I'm doing a 301 redirect on site A to site B - when the user arrives at site B it needs to find the page the user came from. This doesn't seem to be working though:
$_SERVER['HTTP_REFERER']
whereas if I do a link to the page
<a href="http://site-b.com">go</a>
I get the referrer through. Is there a reason it doesn't come through after the redirect? If so can anyone offer any advice on how to do this. I want to avoid at all costs having a query string on the redirect.
Is there maybe another header I need to send with the page that redirects?
Thanks for any advice!
The thing is, the HTTP_REFERER
is site A. That's just how a 301 works.
That said, the easy way to do this is to take the url of the referrer to site A onto the end of site B's URL as a variable. Then, at site B, any time you have a referral from site A, you can have it.
<?php
header("Location: http://site-b.com/?ref="

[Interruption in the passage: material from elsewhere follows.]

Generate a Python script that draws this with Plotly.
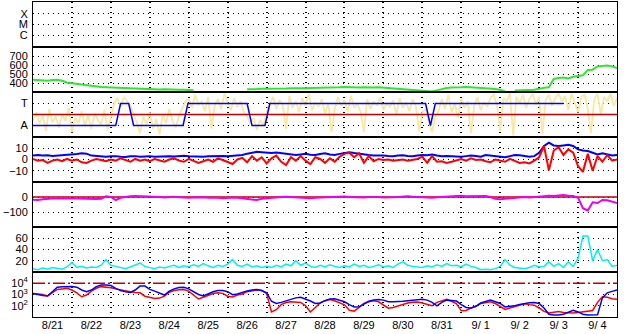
import pandas as pd
import plotly.graph_objects as go
from plotly.subplots import make_subplots

start = pd.Timestamp("2024-08-21")
end = pd.Timestamp("2024-09-05")

# ---- 3-hourly series ----
speed = [435, 430, 428, 425, 432, 435, 425, 405, 398, 390,
         380, 378, 372, 360, 355, 352, 350, 342, 340, 338,
         335, 334, 333, 333, 330, 332, 328, 330, 326, 328,
         325, 325, 322, 320, None, None, None, None, None, None,
         None, None, None, None, 330, 335, 332, 336, 335, 338,
         336, 340, 338, 342, 340, 343, 342, 345, 345, 348,
         350, 352, 350, 352, 355, 352, 355, 350, 352, 355,
         350, 352, 348, 345, 342, 340, 335, 330, 325, 320,
         315, 308, 305, 318, 335, 345, 350, 355, 352, 355,
         350, 352, 345, 342, 340, 335, 325, 305, None, 318,
         320, 318, 322, 325, 335, 348, 352, 445, 455, 460,
         450, 470, 478, 485, 545, 548, 585, 590, 595, 585,
         565]

bt = [3.5, 4.0, 3.5, 3.8, 3.2, 3.5, 4.0, 3.8,
      4.2, 5.0, 5.5, 5.2, 3.5, 3.0, 2.8, 2.5,
      2.8, 3.0, 2.5, 2.2, 2.8, 3.0, 2.5, 2.8,
      3.0, 2.5, 2.8, 3.2, 3.0, 2.6, 3.0, 3.4,
      3.0, 2.8, 2.5, 2.4, 2.8, 3.0, 2.6, 3.2,
      2.8, 3.0, 3.5, 4.0, 5.2, 6.0, 6.8, 6.5,
      6.0, 5.8, 6.2, 5.5, 5.0, 4.5, 4.0, 4.5,
      5.0, 4.2, 4.0, 4.8, 5.5, 4.5, 4.0, 5.0,
      6.0, 6.5, 5.8, 5.0, 4.5, 4.0, 3.5, 3.8,
      3.5, 3.2, 3.0, 3.5, 3.8, 3.2, 3.0, 3.5,
      4.0, 3.8, 4.5, 3.5, 3.0, 3.2, 2.8, 3.0,
      2.5, 3.0, 3.5, 3.2, 2.5, 4.0, 3.5, 3.0,
      2.5, 2.0, 3.0, 4.0, 3.8, 3.0, 2.5, 3.0,
      6.0, 12.0, 15.0, 12.5, 12.0, 12.5, 13.0, 12.0,
      9.0, 8.0, 7.5, 6.0, 4.5, 5.5, 4.5, 3.5, 4.0]

bz = [0.5, -1.0, -0.5, -3.0, -1.0, 0.0, -1.5, 0.5,
      -1.0, 0.0, -2.5, -3.0, -1.0, 0.5, -0.5, -1.5,
      0.0, -1.0, 1.0, -0.5, -2.0, 0.5, -1.0, 0.0,
      -1.5, 0.5, -0.5, -2.0, 0.0, 1.0, -1.0, -2.0,
      0.5, -1.0, -3.0, -1.5, 0.0, -2.0, 1.0, -0.5,
      -2.0, -4.0, 0.0, 1.5, -2.5, 3.0, -1.0, 2.0,
      -3.5, 1.0, 3.5, -2.0, -5.0, 2.0, -1.0, 3.0,
      -1.0, -4.0, 2.0, 0.5, -3.0, 1.0, -2.0, 2.5,
      5.0, 6.0, 2.0, 5.5, -3.0, 3.0, -1.5, 0.5,
      -0.5, 0.0, -1.0, -0.5, 0.0, -1.0, -0.5, 0.5,
      2.5, -3.0, 3.0, -2.0, -1.5, -3.0, -2.0, -1.0,
      0.5, -1.0, 1.0, -0.5, 0.0, -1.5, -2.5, 0.0,
      -1.0, -2.0, 0.5, -1.5, -3.0, -2.5, -3.5, -1.0,
      2.0, 12.0, -9.5, 8.0, 11.0, 4.0, 9.0, 6.0,
      -6.0, -11.0, 5.0, -10.0, 3.0, -2.0, 4.0, -1.0, 0.0]

dst = [-18, -20, -15, -10, -10, -8, -10, -12,
       -10, -10, -12, -13, -12, -14, -12, 5,
       0, -20, -5, 2, 5, 6, 5, 8,
       5, 2, 0, -3, 0, 2, -2, -5,
       -5, -3, 0, -2, -5, -3, -5, -8,
       -5, -3, -5, -8, -10, -15, -20, -12,
       -8, -5, -3, 0, 2, 0, -5, -8,
       -10, -8, -5, -3, -5, -2, 0, 2,
       3, 0, -2, -5, -3, 0, 2, 0,
       -3, -5, -2, 0, 3, 5, 2, 0,
       -3, -8, -5, -2, 0, 3, 2, 5,
       8, 5, 6, 8, 8, 6, 0, -12,
       -15, -12, -5, -3, -2, 0, -3, -2,
       3, 5, 8, 6, 10, 13, 8, 6,
       -5, -75, -90, -35, -40, -20, -22, -30, -40]

kp_like = [6, 4, 7, 5, 8, 6, 5, 9,
           17, 8, 10, 7, 9, 8, 12, 22,
           12, 10, 8, 6, 9, 12, 16, 10,
           8, 6, 9, 7, 10, 12, 8, 11,
           9, 13, 10, 15, 11, 8, 12, 10,
           14, 22, 12, 10, 14, 9, 11, 8,
           10, 8, 12, 9, 14, 11, 20, 12,
           16, 10, 8, 12, 9, 13, 10, 8,
           11, 9, 14, 10, 12, 8, 10, 13,
           9, 11, 8, 14, 18, 12, 10, 9,
           8, 11, 9, 13, 10, 15, 11, 12,
           9, 14, 10, 8, 4, 5, 4, 6,
           10, 22, 12, 8, 7, 6, 8, 12,
           9, 10, 18, 10, 15, 8, 18, 10,
           24, 64, 64, 20, 40, 20, 22, 10, 12]

# log10 of electron flux
flux_blue_log10 = [3.10, 3.00, 2.92, 2.87, 3.30, 3.65, 3.70, 3.70,
                   3.72, 3.65, 3.40, 3.25, 3.40, 3.70, 3.85, 3.85,
                   3.80, 3.55, 3.35, 3.25, 3.18, 3.40, 3.75, 3.75,
                   3.45, 3.30, 3.10, 2.95, 3.30, 3.50, 3.62, 3.65,
                   3.50, 3.25, 3.00, 2.87, 3.05, 3.25, 3.35, 3.35,
                   3.25, 2.98, 3.05, 3.20, 3.32, 3.40, 3.45, 3.35,
                   3.15, 2.40, 2.20, 2.30, 2.45, 2.60, 2.70, 2.75,
                   2.60, 2.42, 2.20, 2.25, 2.45, 2.60, 2.62, 2.50,
                   2.35, 2.10, 1.88, 1.90, 2.15, 2.40, 2.52, 2.55,
                   2.50, 2.35, 2.35, 2.35, 2.40, 2.45, 2.50, 2.55,
                   2.57, 2.50, 2.30, 2.00, 2.30, 2.50, 2.48, 2.42,
                   2.10, 1.85, 1.80, 1.95, 2.25, 2.40, 2.50, 2.35,
                   2.20, 1.90, 1.95, 2.00, 2.12, 2.22, 2.27, 2.28,
                   2.20, 1.80, 1.25, 1.18, 1.18, 1.25, 1.40, 1.60,
                   1.45, 1.25, 1.18, 1.18, 1.20, 2.70, 3.15, 3.28, 3.40]

flux_red_log10 = [3.10, 3.05, 3.00, 2.87, 3.20, 3.45, 3.50, 3.55,
                  3.40, 3.15, 2.80, 2.95, 3.30, 3.55, 3.70, 3.68,
                  3.60, 3.50, 3.40, 3.33, 3.25, 3.18, 3.15, 2.85,
                  2.75, 2.65, 2.68, 2.85, 3.20, 3.35, 3.42, 3.45,
                  3.30, 2.95, 2.60, 2.75, 2.95, 3.08, 3.15, 3.10,
                  2.85, 2.78, 2.95, 3.05, 3.25, 3.35, 3.40, 3.35,
                  3.10, 1.45, 1.65, 2.10, 2.28, 2.35, 2.35, 2.30,
                  2.00, 1.45, 1.85, 2.25, 2.45, 2.55, 2.45, 2.25,
                  2.08, 1.60, 1.52, 1.85, 2.20, 2.35, 2.45, 2.35,
                  2.10, 1.78, 1.85, 2.00, 2.15, 2.25, 2.32, 2.33,
                  2.25, 2.15, 2.00, 2.30, 2.45, 2.57, 2.40, 2.20,
                  1.55, 1.58, 1.80, 1.95, 2.20, 2.30, 2.35, 2.20,
                  1.95, 1.68, 1.80, 1.92, 2.10, 2.18, 2.10, 2.05,
                  1.80, 1.50, 1.35, 1.42, 1.48, 1.40, 1.35, 1.35,
                  1.40, 1.45, 1.48, 1.58, 2.30, 2.80, 2.75, 2.62, 2.57]

# ---- 2-hourly IMF angle (panel units: A=0, T=2) ----
imf_angle = [0.5, 1.2, 0.2, 0.9, -0.5, 1.5, 0.3, 0.8, -0.2, 1.0, 0.4, 1.6, -0.6, 0.7, 0.2, 1.3,
             0.0, 0.9, -0.3, 1.1, 0.5, 0.1, 1.4, -0.4, 0.8,
             2.0, 2.5, 1.7, 2.6, 2.2, 1.8, 1.0,
             0.3, -0.7, 0.8, 0.1, 1.2, -0.3, 0.6, -0.8, 1.0, 0.2, 1.5, 0.4, -0.2, 0.9, 1.6, 2.2,
             2.4, 1.6, 2.8, 1.9, 2.2, 1.3, 2.6, -0.3, 1.8, 2.4, 1.5, 2.9, 2.0, 1.4, 2.5, 1.7, 2.2, 1.2, 0.8,
             0.2, 0.7, -0.4, 0.5, 0.0, 1.2,
             2.0, 2.6, 1.5, 2.3, 1.9, -0.3, 2.7, 1.6, 2.2, 1.2, 2.5, 1.8, 2.9, 1.4, 2.1, 1.7, 2.4, 1.1,
             2.0, -0.6, 1.5, 2.6,
             1.8, 2.3, 1.3, 2.7, 1.6, 2.0, 1.2, -0.6, 2.4, 1.5, 2.2, 1.8, 2.6, 1.4, 2.0, 1.7, 2.3, 1.0,
             2.5, 1.6, 2.1, 1.3, 2.4, 1.8, -0.5, 1.2, 1.5,
             0.3, -0.6, 0.8, 1.3,
             2.4, 1.5, 2.8, 1.2, 2.0, 0.7, 2.5, 1.6, 2.2, -0.7, 1.8, 2.6, 1.4, 2.1, 1.7, 2.5,
             2.8, 1.9, -0.5, 2.5, 2.2, 2.9, -0.9, 2.6, 2.0, 2.8, 1.6, 2.4, 2.9, 1.9, 2.6, -0.8,
             2.3, 2.8, 1.8, 2.5, 2.9, 2.2,
             2.7, 1.4, 2.9, 2.0, 1.2, 2.6, 2.8, 1.5, -0.7, 2.4, 2.9, 1.0, 2.6, 2.2, 2.9, 1.8, 2.5]

# sector polarity (A=0 away, T=2 toward) at hours since start
sector_hours = [0, 51, 54, 59, 62, 92.5, 95.5, 132, 135, 143, 146, 242, 245, 248, 327]
sector_pol = [0, 0, 2, 2, 0, 0, 2, 2, 0, 0, 2, 2, 0, 2, 2]

flare_labels = ["C", "M", "X"]
sector_labels = ["A", "T"]
flux_tickvals = [100, 1000, 10000]
flux_ticktext = ["10<sup>2</sup>", "10<sup>3</sup>", "10<sup>4</sup>"]
sector_boundary = 1
dst_zero = 0
flux_alert = 1e4


def times(vals, step_h):
    return [start + pd.Timedelta(hours=step_h * k) for k in range(len(vals))]


t3 = times(speed, 3)
t2 = times(imf_angle, 2)
ts = [start + pd.Timedelta(hours=h) for h in sector_hours]
flux_blue = [10 ** v for v in flux_blue_log10]
flux_red = [10 ** v for v in flux_red_log10]

fig = make_subplots(rows=7, cols=1, shared_xaxes=True, vertical_spacing=0)

GREEN = "#2fe62f"
BLUE = "#0000ff"
RED = "#ff0000"
DARKRED = "#c00000"

fig.add_trace(go.Scatter(x=[start], y=[None], mode="lines"), row=1, col=1)
fig.add_trace(go.Scatter(x=t3, y=speed, mode="lines", line=dict(color=GREEN, width=2)), row=2, col=1)
fig.add_trace(go.Scatter(x=t2, y=imf_angle, mode="lines", line=dict(color="#f8e8a4", width=1.8)), row=3, col=1)
fig.add_trace(go.Scatter(x=[start, end], y=[sector_boundary] * 2, mode="lines",
                         line=dict(color=DARKRED, width=1.5)), row=3, col=1)
fig.add_trace(go.Scatter(x=ts, y=sector_pol, mode="lines", line=dict(color=BLUE, width=1.5)), row=3, col=1)
fig.add_trace(go.Scatter(x=t3, y=bt, mode="lines", line=dict(color=BLUE, width=2)), row=4, col=1)
fig.add_trace(go.Scatter(x=t3, y=bz, mode="lines", line=dict(color=RED, width=2)), row=4, col=1)
fig.add_trace(go.Scatter(x=[start, end], y=[dst_zero] * 2, mode="lines",
                         line=dict(color=DARKRED, width=1.5)), row=5, col=1)
fig.add_trace(go.Scatter(x=t3, y=dst, mode="lines", line=dict(color="#ee00ee", width=2)), row=5, col=1)
fig.add_trace(go.Scatter(x=t3, y=kp_like, mode="lines", line=dict(color="#00f0f0", width=1.5)), row=6, col=1)
fig.add_trace(go.Scatter(x=[start, end], y=[flux_alert] * 2, mode="lines",
                         line=dict(color=DARKRED, width=1.5, dash="12px,3px,2px,3px")), row=7, col=1)
fig.add_trace(go.Scatter(x=t3, y=flux_red, mode="lines", line=dict(color=RED, width=1.5)), row=7, col=1)
fig.add_trace(go.Scatter(x=t3, y=flux_blue, mode="lines", line=dict(color=BLUE, width=1.5)), row=7, col=1)

DOT = "1px,4px"
common_y = dict(showline=True, mirror=True, linecolor="black", linewidth=1,
                showgrid=True, gridcolor="black", griddash=DOT, gridwidth=1,
                zeroline=False, ticks="", tickfont=dict(size=11, color="black"),
                ticklabelstandoff=2, fixedrange=True)

fig.update_yaxes(**common_y)
fig.update_yaxes(row=1, col=1, range=[-0.14, 4.14], tickvals=[1, 2, 3], ticktext=flare_labels)
fig.update_yaxes(row=2, col=1, range=[300, 800], tickvals=[400, 500, 600, 700])
fig.update_yaxes(row=3, col=1, range=[-1.05, 3.05], tickvals=[0, 2], ticktext=sector_labels)
fig.update_yaxes(row=4, col=1, range=[-20, 20], tickvals=[-10, 0, 10])
fig.update_yaxes(row=5, col=1, range=[-200, 100], tickvals=[-100, 0])
fig.update_yaxes(row=6, col=1, range=[0, 80], tickvals=[20, 40, 60])
fig.update_yaxes(row=7, col=1, type="log", range=[1, 5], tickvals=flux_tickvals,
                 ticktext=flux_ticktext)

fig.update_xaxes(type="date", range=[start, end], showline=True, mirror=True,
                 linecolor="black", linewidth=1, showgrid=True, gridcolor="black",
                 griddash=DOT, gridwidth=1.5, zeroline=False, ticks="",
                 dtick=86400000, tick0=start, ticklabelmode="period",
                 tickformat="%-m/%e", tickfont=dict(size=11, color="black"),
                 ticklabelstandoff=-2, automargin=False, fixedrange=True)

fig.update_layout(width=628, height=334, margin=dict(l=33, r=11, t=2, b=17),
                  paper_bgcolor="white", plot_bgcolor="white", showlegend=False,
                  font=dict(family="Liberation Sans, Arial, sans-serif", size=12, color="black"))

fig.write_html("out.html")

.urlencode($_SERVER['HTTP_REFERER']),TRUE,301);
?>
Then of course at site B, access urldecode($_GET['ref'])
for your referrer.
However... if you're looking to avoid _GET
variables, you have a few options.
A) Collect the _GET
request, then re-munge the URL -- IE have site B redirect to a "clean" version of itself.
B) Have your redirecting page make a curl
or stream_get_contents
over to a "collection" page prior to issuing a header()
, where you collect and store the any session information (like the refererer) and have it prepared to be processesed when they redirect.